[START OF Data excerpt]

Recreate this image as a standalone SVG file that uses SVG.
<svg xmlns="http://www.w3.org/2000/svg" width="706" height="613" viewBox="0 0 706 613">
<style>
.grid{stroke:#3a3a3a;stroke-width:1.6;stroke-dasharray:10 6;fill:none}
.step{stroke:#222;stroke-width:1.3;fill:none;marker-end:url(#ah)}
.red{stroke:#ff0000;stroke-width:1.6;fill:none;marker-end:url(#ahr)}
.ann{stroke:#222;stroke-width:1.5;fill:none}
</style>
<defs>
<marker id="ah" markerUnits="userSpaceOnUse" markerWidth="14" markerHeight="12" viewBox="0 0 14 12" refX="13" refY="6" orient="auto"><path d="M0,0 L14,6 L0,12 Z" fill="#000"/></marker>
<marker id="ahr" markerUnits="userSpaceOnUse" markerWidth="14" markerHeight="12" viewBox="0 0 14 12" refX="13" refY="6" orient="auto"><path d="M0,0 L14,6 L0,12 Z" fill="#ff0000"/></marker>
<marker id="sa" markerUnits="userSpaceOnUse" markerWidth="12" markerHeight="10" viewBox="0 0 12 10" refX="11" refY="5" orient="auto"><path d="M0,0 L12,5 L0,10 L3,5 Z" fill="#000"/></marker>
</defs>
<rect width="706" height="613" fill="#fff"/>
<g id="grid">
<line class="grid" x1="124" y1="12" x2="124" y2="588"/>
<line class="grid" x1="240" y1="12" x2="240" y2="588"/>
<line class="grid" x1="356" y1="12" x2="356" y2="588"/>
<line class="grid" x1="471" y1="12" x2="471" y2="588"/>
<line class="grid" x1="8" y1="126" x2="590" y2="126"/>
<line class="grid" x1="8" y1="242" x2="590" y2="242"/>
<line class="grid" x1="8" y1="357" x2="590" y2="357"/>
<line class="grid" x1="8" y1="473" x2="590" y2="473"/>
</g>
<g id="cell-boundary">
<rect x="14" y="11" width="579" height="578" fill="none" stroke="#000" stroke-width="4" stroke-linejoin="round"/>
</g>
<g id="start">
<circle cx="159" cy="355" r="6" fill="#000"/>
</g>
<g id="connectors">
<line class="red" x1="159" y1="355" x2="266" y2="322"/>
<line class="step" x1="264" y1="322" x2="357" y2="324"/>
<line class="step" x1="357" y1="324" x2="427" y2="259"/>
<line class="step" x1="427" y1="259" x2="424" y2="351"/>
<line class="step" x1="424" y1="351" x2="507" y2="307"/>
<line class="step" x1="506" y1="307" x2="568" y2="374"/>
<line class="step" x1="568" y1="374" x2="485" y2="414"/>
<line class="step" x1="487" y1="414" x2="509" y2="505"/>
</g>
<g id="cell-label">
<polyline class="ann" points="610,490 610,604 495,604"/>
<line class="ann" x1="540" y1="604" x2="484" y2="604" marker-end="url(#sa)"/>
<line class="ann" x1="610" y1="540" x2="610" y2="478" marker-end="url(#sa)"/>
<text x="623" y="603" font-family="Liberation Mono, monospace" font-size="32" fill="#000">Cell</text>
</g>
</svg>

[END OF Data excerpt]

■ Problem: Repeat the material word for word, in full.

■ Task answer:
Recreate this image as a standalone SVG file that uses SVG.
<svg xmlns="http://www.w3.org/2000/svg" width="706" height="613" viewBox="0 0 706 613">
<style>
.grid{stroke:#3a3a3a;stroke-width:1.6;stroke-dasharray:10 6;fill:none}
.step{stroke:#222;stroke-width:1.3;fill:none;marker-end:url(#ah)}
.red{stroke:#ff0000;stroke-width:1.6;fill:none;marker-end:url(#ahr)}
.ann{stroke:#222;stroke-width:1.5;fill:none}
</style>
<defs>
<marker id="ah" markerUnits="userSpaceOnUse" markerWidth="14" markerHeight="12" viewBox="0 0 14 12" refX="13" refY="6" orient="auto"><path d="M0,0 L14,6 L0,12 Z" fill="#000"/></marker>
<marker id="ahr" markerUnits="userSpaceOnUse" markerWidth="14" markerHeight="12" viewBox="0 0 14 12" refX="13" refY="6" orient="auto"><path d="M0,0 L14,6 L0,12 Z" fill="#ff0000"/></marker>
<marker id="sa" markerUnits="userSpaceOnUse" markerWidth="12" markerHeight="10" viewBox="0 0 12 10" refX="11" refY="5" orient="auto"><path d="M0,0 L12,5 L0,10 L3,5 Z" fill="#000"/></marker>
</defs>
<rect width="706" height="613" fill="#fff"/>
<g id="grid">
<line class="grid" x1="124" y1="12" x2="124" y2="588"/>
<line class="grid" x1="240" y1="12" x2="240" y2="588"/>
<line class="grid" x1="356" y1="12" x2="356" y2="588"/>
<line class="grid" x1="471" y1="12" x2="471" y2="588"/>
<line class="grid" x1="8" y1="126" x2="590" y2="126"/>
<line class="grid" x1="8" y1="242" x2="590" y2="242"/>
<line class="grid" x1="8" y1="357" x2="590" y2="357"/>
<line class="grid" x1="8" y1="473" x2="590" y2="473"/>
</g>
<g id="cell-boundary">
<rect x="14" y="11" width="579" height="578" fill="none" stroke="#000" stroke-width="4" stroke-linejoin="round"/>
</g>
<g id="start">
<circle cx="159" cy="355" r="6" fill="#000"/>
</g>
<g id="connectors">
<line class="red" x1="159" y1="355" x2="266" y2="322"/>
<line class="step" x1="264" y1="322" x2="357" y2="324"/>
<line class="step" x1="357" y1="324" x2="427" y2="259"/>
<line class="step" x1="427" y1="259" x2="424" y2="351"/>
<line class="step" x1="424" y1="351" x2="507" y2="307"/>
<line class="step" x1="506" y1="307" x2="568" y2="374"/>
<line class="step" x1="568" y1="374" x2="485" y2="414"/>
<line class="step" x1="487" y1="414" x2="509" y2="505"/>
</g>
<g id="cell-label">
<polyline class="ann" points="610,490 610,604 495,604"/>
<line class="ann" x1="540" y1="604" x2="484" y2="604" marker-end="url(#sa)"/>
<line class="ann" x1="610" y1="540" x2="610" y2="478" marker-end="url(#sa)"/>
<text x="623" y="603" font-family="Liberation Mono, monospace" font-size="32" fill="#000">Cell</text>
</g>
</svg>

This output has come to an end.